▶ **DESCRIPTION OF THE TASK**:
Line by line, repeat the data below exactly, beginning at the first line and ending at the line with "ReferenceDot, XAxis, YAxis". Omit pictures.

▶ **SUPPLIED INFORMATION**:
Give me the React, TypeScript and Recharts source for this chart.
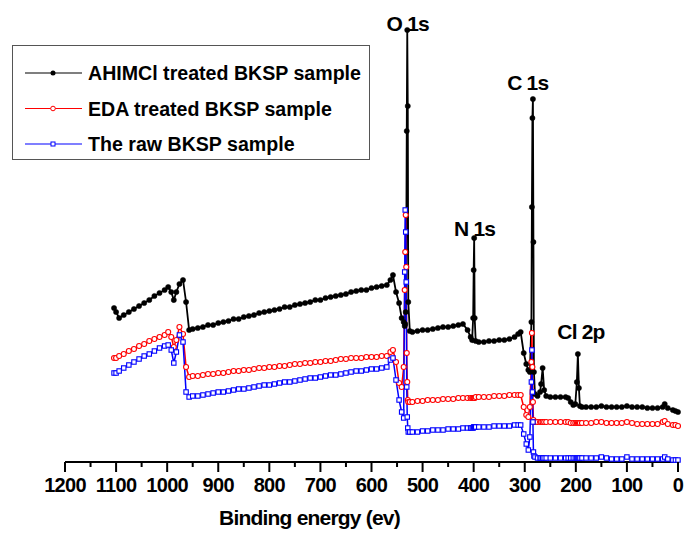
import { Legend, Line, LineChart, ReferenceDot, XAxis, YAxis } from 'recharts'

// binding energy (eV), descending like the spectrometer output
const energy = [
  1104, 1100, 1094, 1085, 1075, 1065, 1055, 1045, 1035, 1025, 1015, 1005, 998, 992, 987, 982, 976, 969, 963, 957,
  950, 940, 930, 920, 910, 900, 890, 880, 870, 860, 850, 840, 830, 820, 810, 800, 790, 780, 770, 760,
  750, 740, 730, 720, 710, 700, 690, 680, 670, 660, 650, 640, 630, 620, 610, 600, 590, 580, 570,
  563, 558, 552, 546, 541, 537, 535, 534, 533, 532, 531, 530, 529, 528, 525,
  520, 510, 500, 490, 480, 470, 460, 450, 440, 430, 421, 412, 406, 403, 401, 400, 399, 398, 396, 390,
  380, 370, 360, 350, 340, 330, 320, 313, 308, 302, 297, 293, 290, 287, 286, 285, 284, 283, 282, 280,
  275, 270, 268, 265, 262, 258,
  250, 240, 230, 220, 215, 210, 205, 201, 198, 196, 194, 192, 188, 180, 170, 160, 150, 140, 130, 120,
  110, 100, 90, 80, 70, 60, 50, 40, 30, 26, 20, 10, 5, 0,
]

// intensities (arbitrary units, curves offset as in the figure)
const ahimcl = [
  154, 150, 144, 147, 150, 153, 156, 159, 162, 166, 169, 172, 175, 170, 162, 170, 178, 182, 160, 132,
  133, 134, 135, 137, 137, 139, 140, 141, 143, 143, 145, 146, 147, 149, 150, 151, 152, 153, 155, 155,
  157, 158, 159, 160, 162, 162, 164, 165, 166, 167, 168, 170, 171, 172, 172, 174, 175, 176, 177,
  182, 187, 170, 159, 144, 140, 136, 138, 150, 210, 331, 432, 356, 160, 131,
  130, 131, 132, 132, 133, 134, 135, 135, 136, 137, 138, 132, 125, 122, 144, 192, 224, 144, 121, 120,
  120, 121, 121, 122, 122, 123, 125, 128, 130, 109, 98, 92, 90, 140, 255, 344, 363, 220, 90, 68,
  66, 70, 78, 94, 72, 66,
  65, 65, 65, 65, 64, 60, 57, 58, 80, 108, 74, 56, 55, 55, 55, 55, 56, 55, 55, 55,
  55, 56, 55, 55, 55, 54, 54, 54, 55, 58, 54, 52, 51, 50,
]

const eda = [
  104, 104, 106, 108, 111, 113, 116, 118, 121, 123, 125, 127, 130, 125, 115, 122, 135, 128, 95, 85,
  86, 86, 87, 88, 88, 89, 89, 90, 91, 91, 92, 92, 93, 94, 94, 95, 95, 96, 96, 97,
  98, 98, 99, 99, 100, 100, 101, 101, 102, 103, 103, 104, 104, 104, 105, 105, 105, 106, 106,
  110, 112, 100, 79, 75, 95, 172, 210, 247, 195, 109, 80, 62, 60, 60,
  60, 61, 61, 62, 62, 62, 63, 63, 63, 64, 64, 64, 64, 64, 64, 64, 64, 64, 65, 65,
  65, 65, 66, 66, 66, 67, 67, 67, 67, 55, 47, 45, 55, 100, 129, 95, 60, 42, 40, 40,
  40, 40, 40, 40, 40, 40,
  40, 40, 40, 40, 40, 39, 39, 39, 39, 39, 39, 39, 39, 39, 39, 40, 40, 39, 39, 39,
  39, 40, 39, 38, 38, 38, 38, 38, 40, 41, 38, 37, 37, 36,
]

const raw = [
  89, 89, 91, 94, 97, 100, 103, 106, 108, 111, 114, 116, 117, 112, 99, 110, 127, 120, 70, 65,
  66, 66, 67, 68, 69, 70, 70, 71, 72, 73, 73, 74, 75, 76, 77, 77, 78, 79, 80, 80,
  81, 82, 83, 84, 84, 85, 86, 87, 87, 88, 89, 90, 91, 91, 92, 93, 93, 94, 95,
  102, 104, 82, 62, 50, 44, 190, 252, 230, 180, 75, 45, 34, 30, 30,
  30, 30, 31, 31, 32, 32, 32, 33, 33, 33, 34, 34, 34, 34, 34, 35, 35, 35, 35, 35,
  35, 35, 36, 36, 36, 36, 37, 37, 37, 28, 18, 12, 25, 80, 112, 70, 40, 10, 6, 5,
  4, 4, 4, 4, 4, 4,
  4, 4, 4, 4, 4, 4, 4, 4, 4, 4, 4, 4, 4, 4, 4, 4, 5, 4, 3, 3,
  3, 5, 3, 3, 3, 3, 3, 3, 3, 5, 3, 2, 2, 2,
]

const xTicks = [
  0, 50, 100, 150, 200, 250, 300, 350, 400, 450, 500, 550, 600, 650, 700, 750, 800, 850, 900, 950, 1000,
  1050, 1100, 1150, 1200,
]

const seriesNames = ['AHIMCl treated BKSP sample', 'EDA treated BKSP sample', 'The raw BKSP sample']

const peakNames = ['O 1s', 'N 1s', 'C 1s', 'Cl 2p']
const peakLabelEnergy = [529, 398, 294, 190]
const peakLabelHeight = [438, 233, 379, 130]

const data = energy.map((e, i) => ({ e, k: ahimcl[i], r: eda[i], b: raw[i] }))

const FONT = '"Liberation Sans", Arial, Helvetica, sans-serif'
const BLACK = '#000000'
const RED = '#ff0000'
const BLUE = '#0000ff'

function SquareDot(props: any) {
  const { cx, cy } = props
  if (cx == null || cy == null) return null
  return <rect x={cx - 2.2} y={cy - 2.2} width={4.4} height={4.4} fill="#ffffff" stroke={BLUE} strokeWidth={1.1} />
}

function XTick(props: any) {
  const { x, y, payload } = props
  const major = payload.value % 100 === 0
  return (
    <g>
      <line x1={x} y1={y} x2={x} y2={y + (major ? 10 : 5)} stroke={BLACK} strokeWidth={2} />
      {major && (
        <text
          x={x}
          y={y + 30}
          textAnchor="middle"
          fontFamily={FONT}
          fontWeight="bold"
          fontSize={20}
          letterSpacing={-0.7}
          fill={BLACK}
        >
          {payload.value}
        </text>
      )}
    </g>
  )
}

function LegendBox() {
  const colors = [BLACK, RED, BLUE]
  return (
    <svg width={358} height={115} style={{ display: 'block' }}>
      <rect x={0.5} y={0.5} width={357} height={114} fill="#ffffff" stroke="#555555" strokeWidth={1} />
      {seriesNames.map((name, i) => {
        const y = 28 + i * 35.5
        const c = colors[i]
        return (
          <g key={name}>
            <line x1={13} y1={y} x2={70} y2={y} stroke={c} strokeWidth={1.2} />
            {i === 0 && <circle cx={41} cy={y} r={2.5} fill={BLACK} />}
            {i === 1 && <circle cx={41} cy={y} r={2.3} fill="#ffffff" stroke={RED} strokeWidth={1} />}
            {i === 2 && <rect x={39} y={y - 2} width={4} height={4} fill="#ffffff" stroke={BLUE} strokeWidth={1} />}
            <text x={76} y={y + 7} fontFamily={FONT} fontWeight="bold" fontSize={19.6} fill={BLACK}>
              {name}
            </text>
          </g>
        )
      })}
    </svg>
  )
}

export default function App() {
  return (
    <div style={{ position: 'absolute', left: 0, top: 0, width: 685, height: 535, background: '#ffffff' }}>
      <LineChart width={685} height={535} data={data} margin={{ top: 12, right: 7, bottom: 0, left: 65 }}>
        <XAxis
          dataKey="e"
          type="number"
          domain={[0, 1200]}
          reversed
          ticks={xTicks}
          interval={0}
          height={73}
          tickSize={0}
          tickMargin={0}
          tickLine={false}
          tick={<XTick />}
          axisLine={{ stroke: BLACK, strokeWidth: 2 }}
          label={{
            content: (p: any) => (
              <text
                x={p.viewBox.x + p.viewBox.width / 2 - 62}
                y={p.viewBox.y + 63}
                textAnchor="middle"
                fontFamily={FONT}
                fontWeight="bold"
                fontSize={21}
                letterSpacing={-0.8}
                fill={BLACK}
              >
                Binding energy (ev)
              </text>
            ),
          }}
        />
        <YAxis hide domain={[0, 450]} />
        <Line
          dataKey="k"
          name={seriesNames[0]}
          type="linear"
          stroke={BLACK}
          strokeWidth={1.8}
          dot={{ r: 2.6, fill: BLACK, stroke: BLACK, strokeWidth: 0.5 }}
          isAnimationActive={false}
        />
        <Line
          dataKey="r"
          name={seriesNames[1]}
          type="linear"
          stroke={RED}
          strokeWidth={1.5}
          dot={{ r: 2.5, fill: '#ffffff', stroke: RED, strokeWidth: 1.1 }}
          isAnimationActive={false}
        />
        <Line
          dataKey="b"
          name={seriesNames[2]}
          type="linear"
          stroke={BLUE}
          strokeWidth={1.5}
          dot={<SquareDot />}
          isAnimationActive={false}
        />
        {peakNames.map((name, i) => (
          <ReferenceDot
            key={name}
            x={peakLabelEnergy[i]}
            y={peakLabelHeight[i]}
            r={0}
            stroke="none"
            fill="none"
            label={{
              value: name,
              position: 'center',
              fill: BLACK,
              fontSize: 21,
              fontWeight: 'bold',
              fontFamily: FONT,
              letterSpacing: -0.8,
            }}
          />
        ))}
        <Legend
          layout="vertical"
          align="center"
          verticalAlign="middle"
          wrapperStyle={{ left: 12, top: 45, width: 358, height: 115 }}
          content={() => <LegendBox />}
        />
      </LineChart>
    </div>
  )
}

▶ **SOLUTION FOR THIS PROBLEM**:
Give me the React, TypeScript and Recharts source for this chart.
import { Legend, Line, LineChart, ReferenceDot, XAxis, YAxis } from 'recharts'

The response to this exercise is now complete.